Health

Being in a Bad Mood Provides a Mental Boost, But Only for Some Personalities

"Some of our thinking skills might actually benefit from a bad mood."

Grumpy Cat Facebook/Eric Francisco/Inverse

Really leaning into a bad mood may actually make you better at accomplishing tasks, but only if you’re one of those deep-feeling emotional types, according to a study published in Personality & Individual Differences this month.

The paper suggests that your brain might actually benefit from a healthy bad mood. [Tara McAuley] (https://uwaterloo.ca/psychology/people-profiles/tara-mcauley), P.h.D, an associate professor in the University of Waterloo’s psychology department and the lead author of the study, explains that mood is actually a source of information for your brain. Psychologists have referred to this idea as the “mood-as-information theory.” If you require scientific evidence to confirm how emotional you are, there’s chart for that — and these researchers used it to help illuminate the potential benefits of being grumpy:

The Emotional Reactivity Scale, intended to help research identify how strongly people internalize certain moods 

Harvard University 

“Negative moods are thought to signal threat — in other words, cueing us to potential danger and making us more mindful of our surroundings,” McAuley tells Inverse via email. “It has been suggested that some of our thinking skills may actually benefit from being in a bad mood because a bad mood encourages us to adopt a more analytic mindset and pay closer attention to detail.”
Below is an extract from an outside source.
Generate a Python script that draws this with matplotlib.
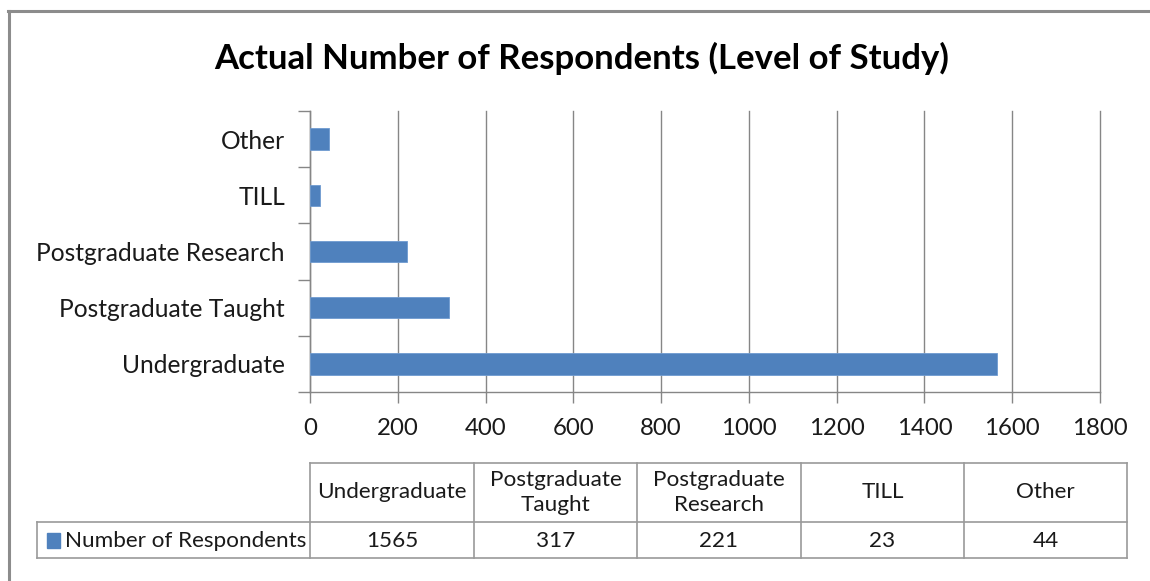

McAuley looked to add a level of nuance to this theory by looking at how the strength of the bad mood and personality combine to affect how we pay attention to detail.

She did this by administering surveys to 95 undergrads intended to identify how strongly certain people feel bad moods, a metric called “reactivity.” If a student related strongly to statements like “when something happens that upsets me, it’s all I can think about for a long time,” they would be classified as a “high reactive individual.” That means that they tended to internalize a bad mood more than a “low reactive,” more chilled out individual.

Analysis found that “low reactivity individuals” actually performed worse on tests intended to measure working memory — like remembering strings of letters and numbers — when they were experiencing strong bad moods. But people who tended to experience strong emotions — or high reactivity individuals — tended to perform better on these tasks. McAuley’s study couldn’t exactly pin down why this happens, but she has a hypothesis:

“There is some other research showing that highly reactive people experience stronger and more frequent bad moods than less reactive people,” she tells Inverse. “One possibility is that bad moods are less distracting to people who are high (rather than low) in emotional reactivity and so interfere less with thinking.”

In her paper, McAuley references established psychological theory called “cognitive load theory” to help bolster this potential explanation. Cognitive load theory suggests that there’s a point at which you can just overwhelm your brain to the point where you’re no longer able to remember anything. It’s possible, then, that strong negative emotions create a higher cognitive load in people who aren’t used to dramatic emotional experiences. By contrast, people with a bent toward the dramatic are used to the emotional whirlwind, so it doesn’t create a very “heavy” cognitive load.

This study is really only a jumping off point, as McAuley points out in the paper. And to really establish causality they’ll have to look for some kind of mechanism, which will require some brain-scanning. Until then she notes that her work isn’t an excuse to fly off the handle. But if you’re prone to that kind of thing anyway, you might as well use it to get stuff done.